Глава 3. Основные стадии психосоциального развития
Об использованных терминах и таблицах
Говорить о последовательности психосоциальных стадий жизни – это значит взять на себя ответственность за определения, которые мы с Джоан Эриксон им когда-то дали и которые включают в себя такие неоднозначные понятия, как надежда, верность, любовь, или забота. Эти придающие силу психосоциальные характеристики, считаем мы, возникают как результат борьбы синтонической и дистонической тенденций на протяжении трех наиважнейших стадий жизни.
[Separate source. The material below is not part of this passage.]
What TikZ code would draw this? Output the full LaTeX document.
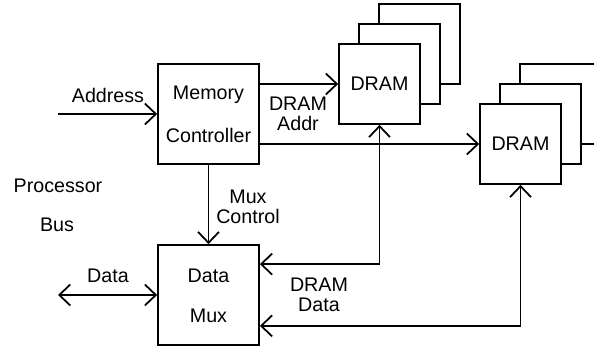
\documentclass[tikz,border=0pt]{standalone}
\usepackage{fontspec}
\setmainfont{Liberation Sans}
\usetikzlibrary{arrows.meta, calc, math}

\tikzset{
  blk/.style={draw=black, fill=white, line width=1pt, minimum width=2.02cm, minimum height=2cm, inner sep=0pt},
  chip/.style={blk, minimum width=1.62cm, minimum height=1.6cm},
  txt/.style={font=\fontsize{11.2}{11.4}\selectfont, align=center, inner sep=0pt},
  bus/.style={line width=1pt, -{Straight Barb[length=0.22cm, width=0.42cm, line width=1pt]}},
  dbus/.style={bus, {Straight Barb[length=0.22cm, width=0.42cm, line width=1pt]}-{Straight Barb[length=0.22cm, width=0.42cm, line width=1pt]}}
}

\begin{document}
\begin{tikzpicture}[x=0.02cm, y=-0.02cm]
\tikzmath{
\dx=20;
}
\useasboundingbox (0,0) rectangle (594,350);
\clip (0,0) rectangle (594,350);

% controller and mux
\node[blk] (mc) at (208.5,114) {};
\node[blk] (mux) at (208.5,295) {};
\node[txt] (mcA) at (208.5,95) {Memory};
\node[txt] (mcB) at (208.5,135) {Controller};
\node[txt] (muxA) at (208.5,276) {Data};
\node[txt] (muxB) at (208.5,316) {Mux};

% first DRAM stack
\node[chip] (dramA3) at (379.5+2*\dx,84-2*\dx) {};
\node[chip] (dramA2) at (379.5+\dx,84-\dx) {};
\node[chip] (dramA) at (379.5,84) {};
\node[txt] at (dramA) {DRAM};

% second DRAM stack
\node[chip] (dramB3) at (520.5+2*\dx,144-2*\dx) {};
\node[chip] (dramB2) at (520.5+\dx,144-\dx) {};
\node[chip] (dramB) at (520.5,144) {};
\node[txt] at (dramB) {DRAM};

% free ends and taps
\coordinate (addrIn) at (58,114);
\coordinate (dataOut) at (58,295);
\coordinate (muxIn1) at ($(mux.north east)+(0,20)$);
\coordinate (muxIn2) at ($(mux.south east)+(0,-20)$);

% connections
\draw[bus] (addrIn) -- (mc.west);
\draw[bus] (mc.east |- dramA.west) -- (dramA.west);
\draw[bus] (mc.east |- dramB.west) -- (dramB.west);
\draw[bus] (mc.south) -- (mux.north);
\draw[dbus] (dataOut) -- (mux.west);
\draw[dbus] (dramA.south) -- (dramA.south |- muxIn1) -- (muxIn1);
\draw[dbus] (dramB.south) -- (dramB.south |- muxIn2) -- (muxIn2);

% labels
\node[txt] (lAddr) at (108,95) {Address};
\node[txt] (lDaddr) at (298,114) {DRAM\\Addr};
\node[txt] (lMux) at (248,207) {Mux\\Control};
\node[txt] (lData) at (108,276) {Data};
\node[txt] (lDdata) at (319,295) {DRAM\\Data};
\node[txt] (lProc) at (58,186) {Processor};
\node[txt] (lBus) at (57,225) {Bus};
\end{tikzpicture}
\end{document}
Надежда рождается в противостоянии базового доверия и базового недоверия младенческого возраста, верность – в конфликте идентичности и спутанной идентичности подросткового возраста, забота – в противопоставлении генеративности и погруженности в себя зрелого периода жизни. (В таблице противопоставление обозначено символом, то есть versus, «против» или «напротив», как мы сказали бы в свете комплементарности называемых характеристик.) На самом деле большинство этих терминов в общем и целом обозначает базовые качества, которые являются пропуском для вступления молодой личности в поколенческий цикл, а для зрелого человека – для его завершения.
Говоря об используемых нами терминах, я процитирую известного теоретика Дэвида Рапопорта, ныне покойного, который некогда попытался определить мое место в эго-психологии. Он предупреждал читателей: «Теория Эриксона (и во многом теория Фрейда) охватывает феноменологические и клинические психоаналитико-психологические положения, причем системных различий между ними нет. Соответственно концептуальный статус терминологии этой теории остается неясным» (Erikson, 1959). Если читатели познакомятся с данной работой, то поймут, что именно Д. Рапопорт имел в виду. Однако если мы согласимся с тем предположением, что ритуализация есть одно из звеньев между формирующимся эго и этосом его сообщества, то живой язык необходимо считать одной из наиважнейших форм ритуализации в том смысле, что он несет в себе не только универсально-человеческое, но и специфические культурные ценности, передаваемые через ритуализированное взаимодействие. Таким образом, когда мы обращаемся к феномену человеческой силы, общеупотребимые слова живого языка, вызревшие в употреблении их многими поколениями, являются наилучшим основанием дискурса.
Если говорить более конкретно, если размышления о развитии приводят нас к разговору о надежде, верности, заботе как о характеристиках сильных сторон человека или качествах эго, приобретаемых на таких стратегически важных стадиях развития, как детство, подростковый возраст, зрелость, не следует удивляться тому (хотя мы были удивлены, поняв это), что им соответствуют такие важнейшие идеологические ценности, надежда, вера, милосердие. Скептики из венской школы, конечно же, вспомнят об одном австрийском императоре, который при осмотре модели нового, весьма причудливого памятника в стиле барокко cо всей серьезностью заявил: «Следовало бы добавить в левый нижний угол немного веры, надежды, любви!» Такие вечные ценности, отсылающие к высшим духовным стремлениям, должны с самого начала быть каким-то образом связанными с источниками формирования человеческой мощи; и было бы весьма поучительно проследить эти связи в разных традициях и языках.